> _Directions_: Omit pictures and quote the listing below line by line, from its start through the line that holds "plt.rcParams['font.family'] = ['Liberation".

** Start of Given data **

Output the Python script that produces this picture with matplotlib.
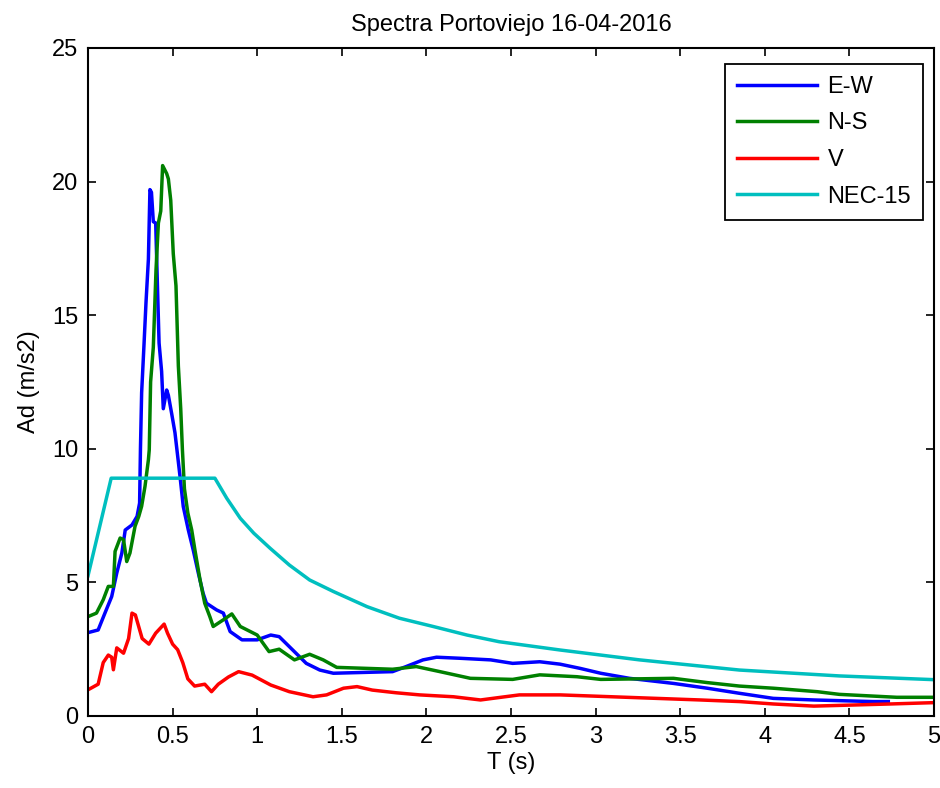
import matplotlib
matplotlib.use("Agg")
import matplotlib.pyplot as plt

plt.rcParams['font.family'] = ['Liberation Sans', 'DejaVu Sans']

# E-W component
t_ew = [0, 0.06, 0.10, 0.14, 0.17, 0.20, 0.22, 0.26, 0.29, 0.305, 0.31, 0.317, 0.331, 0.343,
        0.357, 0.366, 0.375, 0.386, 0.40, 0.41, 0.42, 0.435, 0.445, 0.465, 0.475, 0.495, 0.514,
        0.544, 0.563, 0.593, 0.622, 0.652, 0.68, 0.70, 0.76, 0.80, 0.84, 0.91, 1.0, 1.08, 1.13,
        1.21, 1.29, 1.37, 1.45, 1.80, 1.88, 1.98, 2.06, 2.20, 2.38, 2.51, 2.67, 2.79, 2.91, 3.03,
        3.20, 3.46, 3.66, 3.85, 4.05, 4.29, 4.64, 4.73]
a_ew = [3.12, 3.22, 3.85, 4.47, 5.35, 6.1, 6.96, 7.15, 7.47, 7.97, 10.0, 12.1, 13.9, 15.5,
        17.1, 19.7, 19.6, 18.5, 18.45, 16.2, 13.96, 12.9, 11.5, 12.2, 12.0, 11.3, 10.6,
        8.96, 7.84, 6.96, 6.21, 5.35, 4.6, 4.22, 3.97, 3.85, 3.16, 2.85, 2.85, 3.03, 2.97,
        2.47, 1.97, 1.72, 1.6, 1.66, 1.85, 2.1, 2.2, 2.16, 2.1, 1.97, 2.03, 1.94, 1.78, 1.6,
        1.41, 1.22, 1.04, 0.85, 0.66, 0.6, 0.54, 0.54]

# N-S component
t_ns = [0, 0.05, 0.09, 0.12, 0.15, 0.16, 0.19, 0.21, 0.229, 0.248, 0.278, 0.30, 0.317, 0.337,
        0.357, 0.362, 0.37, 0.386, 0.402, 0.416, 0.43, 0.441, 0.465, 0.475, 0.489, 0.504, 0.52,
        0.534, 0.548, 0.558, 0.57, 0.59, 0.613, 0.632, 0.662, 0.69, 0.72, 0.74, 0.80, 0.85, 0.90,
        1.0, 1.07, 1.13, 1.22, 1.31, 1.39, 1.47, 1.80, 1.94, 2.08, 2.26, 2.51, 2.67, 2.89, 3.03,
        3.46, 3.66, 3.85, 4.05, 4.31, 4.44, 4.78, 5.0]
a_ns = [3.72, 3.85, 4.35, 4.85, 4.85, 6.16, 6.66, 6.6, 5.78, 6.1, 7.1, 7.47, 7.85, 8.6,
        9.59, 9.96, 12.5, 13.8, 16.7, 18.45, 18.9, 20.6, 20.3, 20.1, 19.3, 17.3, 16.1,
        13.1, 11.5, 9.96, 8.5, 7.6, 6.96, 6.21, 5.1, 4.22, 3.72, 3.35, 3.6, 3.82, 3.35,
        3.03, 2.41, 2.5, 2.1, 2.31, 2.1, 1.82, 1.75, 1.85, 1.66, 1.41, 1.37, 1.54, 1.47, 1.37,
        1.41, 1.25, 1.12, 1.04, 0.91, 0.81, 0.70, 0.70]

# Vertical component
t_v = [0, 0.06, 0.09, 0.12, 0.14, 0.15, 0.17, 0.21, 0.24, 0.26, 0.28, 0.32, 0.36, 0.40, 0.45,
       0.47, 0.50, 0.53, 0.56, 0.59, 0.63, 0.69, 0.73, 0.77, 0.83, 0.89, 0.97, 1.08, 1.19,
       1.33, 1.41, 1.51, 1.59, 1.68, 1.82, 1.96, 2.16, 2.32, 2.44, 2.55, 2.79, 3.62, 3.85,
       4.05, 4.29, 4.74, 5.0]
a_v = [0.98, 1.19, 2.0, 2.28, 2.2, 1.73, 2.55, 2.35, 2.9, 3.85, 3.78, 2.9, 2.69, 3.1, 3.44,
       3.1, 2.69, 2.48, 2.0, 1.39, 1.12, 1.19, 0.91, 1.19, 1.46, 1.66, 1.53, 1.16, 0.91,
       0.72, 0.79, 1.04, 1.1, 0.97, 0.87, 0.79, 0.72, 0.6, 0.7, 0.79, 0.79, 0.6, 0.54,
       0.45, 0.37, 0.45, 0.5]

# NEC-15 design spectrum
t_nec = [0, 0.137, 0.75, 0.82, 0.90, 0.98, 1.076, 1.19, 1.31, 1.45, 1.65, 1.84, 2.04, 2.24,
         2.43, 2.79, 3.26, 3.85, 4.44, 5.0]
a_nec = [5.25, 8.9, 8.9, 8.15, 7.4, 6.84, 6.28, 5.65, 5.09, 4.66, 4.09, 3.66, 3.35, 3.03,
         2.78, 2.47, 2.1, 1.72, 1.5, 1.36]

labels = ['E-W', 'N-S', 'V', 'NEC-15']
colors = ['#0000ff', '#008000', '#ff0000', '#00bfbf']

fig = plt.figure(figsize=(9.4, 7.88), dpi=100)
ax = fig.add_axes([88/940, 1-716/788, 846/940, 668/788])

for t, a, lab, c in zip([t_ew, t_ns, t_v, t_nec], [a_ew, a_ns, a_v, a_nec], labels, colors):
    ax.plot(t, a, color=c, lw=2.5, label=lab)

fs = 17
ax.set_xlim(0, 5)
ax.set_ylim(0, 25)
ax.set_xticks([0, 0.5, 1, 1.5, 2, 2.5, 3, 3.5, 4, 4.5, 5])
ax.set_xticklabels(['0', '0.5', '1', '1.5', '2', '2.5', '3', '3.5', '4', '4.5', '5'])
ax.set_yticks([0, 5, 10, 15, 20, 25])
ax.tick_params(direction='in', top=True, right=True, length=6, width=1.2,
               labelsize=fs, pad=7, colors='black')
for s in ax.spines.values():
    s.set_linewidth(1.5)
    s.set_color('black')

ax.set_xlabel('T (s)', fontsize=fs, labelpad=3)
ax.set_ylabel('Ad (m/s2)', fontsize=fs, labelpad=9)
ax.set_title('Spectra Portoviejo 16-04-2016', fontsize=fs, pad=12)

leg = ax.legend(loc='upper right', bbox_to_anchor=((923-88)/846, (716-64)/668),
                borderaxespad=0, fontsize=fs, handlelength=3.4, handletextpad=0.45,
                labelspacing=0.62, borderpad=0.5, fancybox=False, framealpha=1,
                edgecolor='black')
leg.get_frame().set_linewidth(1.3)

fig.savefig('out.png', dpi=100)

** End of Given data **

> _Written answer_:
Output the Python script that produces this picture with matplotlib.
import matplotlib
matplotlib.use("Agg")
import matplotlib.pyplot as plt

plt.rcParams['font.family'] = ['Liberation Sans', 'DejaVu Sans']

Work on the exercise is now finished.